OK I know it's late, but you're going to get two for the price of one - an album cover and a Friday bike!

I'd found this album cover during my search for covers with bikes on them, and this one features a particularly interesting bike - a Puch SGS 250.
This is unusual in that it is a two stroke 'split single', also know as a 'Twingle', as it has two bores but a common combustion chamber. The conrods are connected to a common crankpin so the pistons rise and fall together.

You can see from this cutaway that the bores are offset so the pistons are slightly out of phase. The rear barrel contains the transfer ports and the front, the exhaust port. I'm not entirely sure what the perceived advantages in this layout is, but Puch (and others) built split singles for a number of years. This diagram (not of a Puch) gives an idea of how the system works.

Meanwhile, back at the Puch. It was sold in the United States by Sears, and rebranded as 'Allstate'. I found a blog of the restoration of a Puch/Allstate, and from it I found this cool picture:

James Dean on a Puch - cool or what?

You've got to admit - a fine looking motorcycle, and like many Europeans of the 50s and 60s, very well finished.
However, while I was looking up details of the Puch, I came across a really interesting article on a group of riders attempting an 8,000 mile (13,000 km) trip across the US on Puch/Allstate 250s, retracing the journey made in 1804-06 by a party lead by explorers Lewis and Clark. I've searched the Internet, but can't find any more details of this trip (anyone help?)
It looks like things didn't always go to plan!

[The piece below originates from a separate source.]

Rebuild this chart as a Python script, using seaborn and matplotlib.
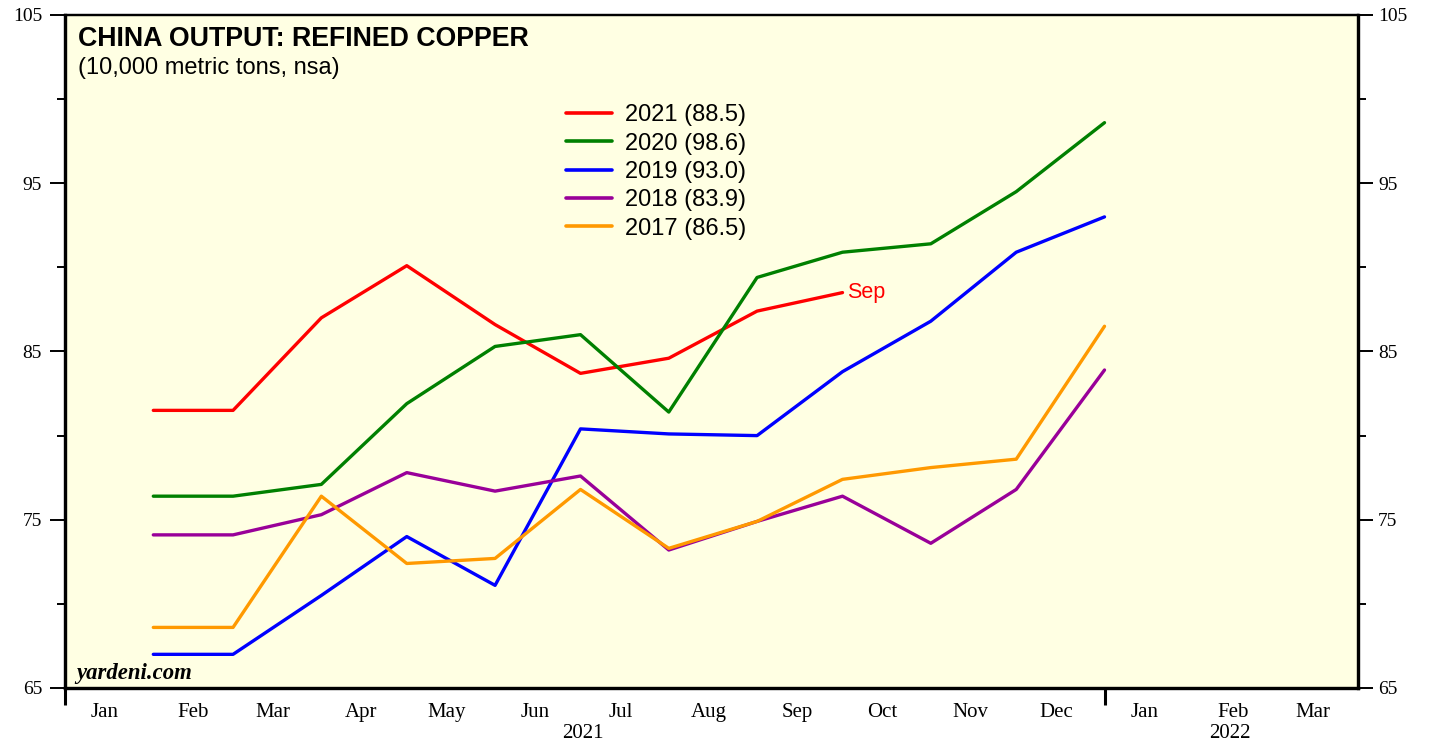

Talking of Lewis and Clark, the first time I'd heard about them was the Long Ryders singing on The Old Grey Whistle Test.


  1. When I bought my first bike, my father suggested we go to Sears and check out the motorcycles there. They had the 250 Twingle and Benelli made 106 'Supersports'. We sat on them and after I made remarks about how quaint they were, and started listing all the modern advances available like overhead cams and electric starters and the like, he said something like 'I see you've done your research, o.k. off to the Honda shop'. I liked the looks of them, but had ridden enough bikes by then to have a fair idea of what I really wanted, a 750 Honda or a Commando. Of course I had to settle for a 175 and wait a few years for the 750's.

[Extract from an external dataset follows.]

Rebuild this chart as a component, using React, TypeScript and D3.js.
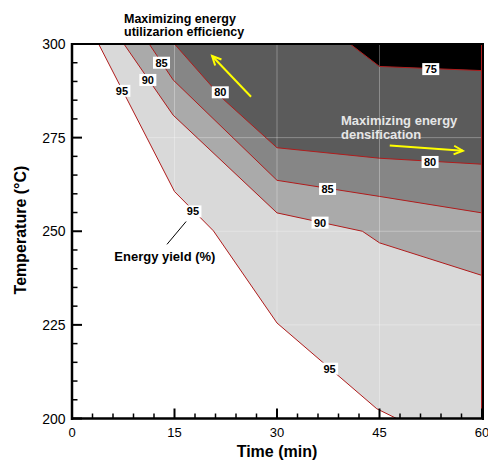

  2. I found a mention at a newsletter of the Twingle expedition.

    There were links to a lot of other people following the expedition route, but not on Sears Allstates. My sister and her husband tried to stop at as many waypoints as they could from the highways on a mini-motor home trip they did a couple years ago.

    PBS ran a Ken Burns documentary on the Lewis and Clark Expedition.
    Might be able to watch episodes of it there.